Two trials were initiated at the same time. The “fighters” filed a judicial protest against the decision to revoke their accreditation. However, in September 2022, the Seoul Administrative Court upheld the decision of the lower-instance court, stating that the launching of the leaflets was against the public interest of ensuring security in the border areas. On December 8, 2022, the Court of Appeals also ruled in favor of the ministry’s 2020 decision to revoke accreditation.

However, on May 3, 2023, the Supreme Court overturned the decision of the lower courts, additionally stating that “sending leaflets to North Korea plays a positive role in showing North Koreans the reality of their nation’s regime, calling attention to their human rights situation.” In addition, “is difficult to justify or prove that leafleting puts people’s lives in any danger.”

Thus, Park Sang-hak celebrates victory and promises “together with other like-minded human rights activists to continue spreading truth and freedom in the North.”

At the same time, on November 10, 2022, 23 right-wing NGOs submitted a petition to the Constitutional Court that demanded that the law on inter-Korean exchanges be revised and the 2020 amendments be removed from it. An important point in their petition was the opinion of Unification Minister Kwon Young-se, which argues that sending out such materials is “political activity” and its prohibition may constitute a violation of freedom of political activity or expression.  In addition, the terms used in the law, including those that prohibit any activities in border areas that could cause “injury to life and limb and serious danger,” are worded so vaguely that the law could be applied arbitrarily.

On March 9, 2023 Kwon Yong-se again criticized the law, as absolutely malignant, and noted that if the ruling People’s Power party wins the 2024 parliamentary elections, the relevant bans will probably be removed from it.

Thus, the law on banning leaflets is currently awaiting the decision of the Constitutional Court; in parallel, the Conservatives are waiting for the parliamentary elections, where, if they manage to get a majority, they will try to change the law through the parliamentary procedure.
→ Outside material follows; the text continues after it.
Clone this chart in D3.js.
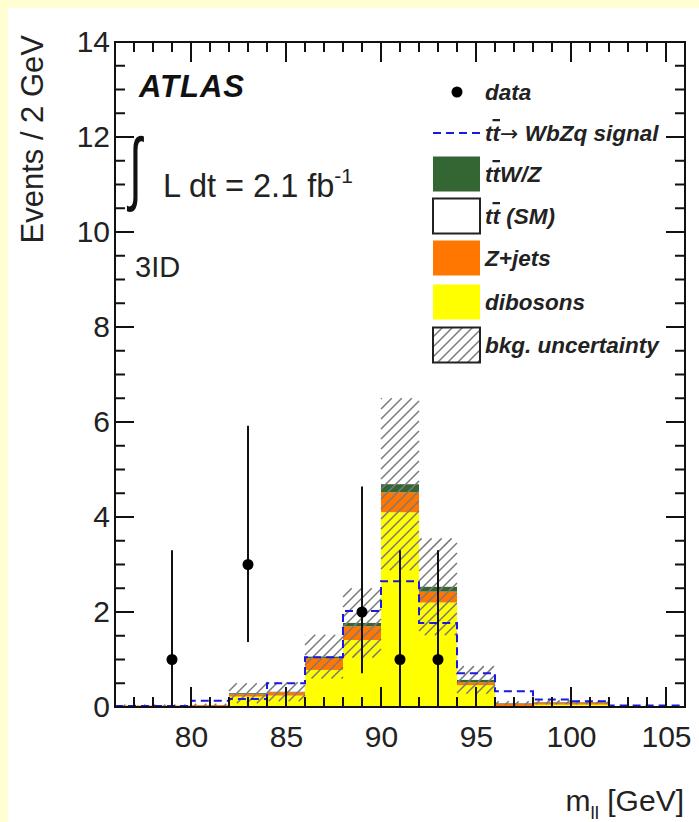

In any case, the author believes that the law will be repealed and this will untie the hands of the hawks. The speed of the process may indeed vary, but it is not a question of “if,” but “when.”

Konstantin Asmolov, PhD in History, leading research fellow at the Center for Korean Studies of the Institute of China and Modern Asia at the Russian Academy of Sciences, exclusively for the online magazine “New Eastern Outlook.